Over the next few days, there were indications that something had gone wrong: Dennehy's mother and stepfather, Valorie and Brian Brabazon, were concerned that they had received no calls on Father's Day, and Dennehy's roommate, Chris Turk, returned from an out-of-town trip to find that Dennehy's dogs had not been fed in days. The last time that Dennehy had been seen was June 12. On June 19, the Brabazons filed a report with the Waco Police Department that Dennehy was missing. On June 25, Dennehy's Chevrolet Tahoe was found in the parking lot of a shopping mall in Virginia Beach, Virginia, with its license plates removed, allegedly by Dotson.

An affidavit filed on June 23, which was unsealed on June 30, seeking a search warrant for Dennehy's computer says that an informant in Delaware told police that Dotson, who by now was at home in Maryland, told a cousin that he had shot and killed Dennehy during an argument while firing guns in the Waco area. On July 21, Dotson was charged with Dennehy's murder and taken into custody in Maryland. The search for Dennehy continued until July 25, when a badly decomposed body was found in a gravel pit near Waco and was taken to Dallas for an autopsy. While Dotson said he felt compelled to speak with the FBI, it is unknown whether his report led police to Dennehy's body. The following day, medical examiners identified the body as Dennehy's.

On July 30, his death was ruled a homicide after a preliminary autopsy report showed that Dennehy died of gunshot wounds to the head. Upon discovery of Dennehy's remains, the head and body were discovered in separate locations. Whereas sensationalized news reports indicated Dennehy was decapitated, investigators believe this occurrence is most likely the result of scavenging desert animals. On August 7, a memorial service was held for Dennehy in San Jose, California.

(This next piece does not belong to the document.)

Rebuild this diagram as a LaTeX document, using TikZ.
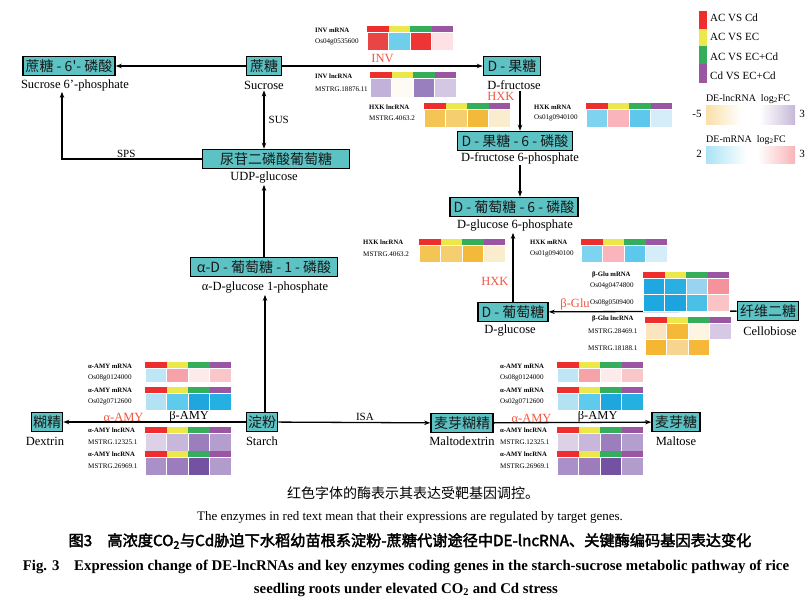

The story was subsequently made into a Showtime documentary called Disgraced.

==Court case==
Subsequent to his August 2003 indictment, on October 28, 2004, Dotson was declared incompetent to stand trial by District Judge George Allen and was sent to a state mental hospital to be reevaluated in four months' time. Three psychiatrists, including one appointed by the court, said that Dotson appeared to be suffering from hallucinations and psychosis, but that he could regain competency to stand trial in the future. Among other issues, Dotson believed people were trying to kill him because he was Jesus. It is believed that his ex-wife also noticed he was hearing voices. In February 2005, Dotson was returned to jail after psychologists deemed him competent to stand trial but that he must continue taking his anti-psychotic medication. The psychologist also said that Dotson's accounts of hallucinations and hearing voices were "suspect."

On June 8, 2005, five days before his trial for murder was to begin, Dotson unexpectedly pleaded guilty to killing Patrick Dennehy. In December 2005, Dotson wrote a letter seeking permission to appeal his case; in January 2006, a judge ruled that Dotson had forfeited his right to appeal when he pleaded guilty.

On June 15, 2005, Dotson was sentenced to 35 years in prison. He was denied parole in December 2020, December 2021, February 2022, and February 2023. On March 25, 2024, Dotson was approved for parole "with completion of a program prior to release." In June 2025, ESPN reported that Dotson had been granted release as part of a Super Intensive Supervision Program. The same article outlined how Dennehy's family believed Dotson should serve his entire sentence, but would not oppose any decisions made by the Texas parole authorities; Dennehy's stepfather said he would talk to Dotson if he had the opportunity.

== University reactions ==
The day Dennehy's body was identified, Baylor University president Robert B. Sloan made a speech to the public where he described the discovery as having the community's "worst fears being realized" and that it was a heart-wrenching loss. He along with many other representatives from Baylor attended Dennehy's funeral. Baylor University also held a campus-wide memorial for Dennehy on August 28, 2003, in the Paul W. Powell Chapel. There was a charity event held by Bill Cosby on September 4, 2003, at the Floyd Casey Stadium where he mentioned Dennehy when discussing people that had been lost throughout the year.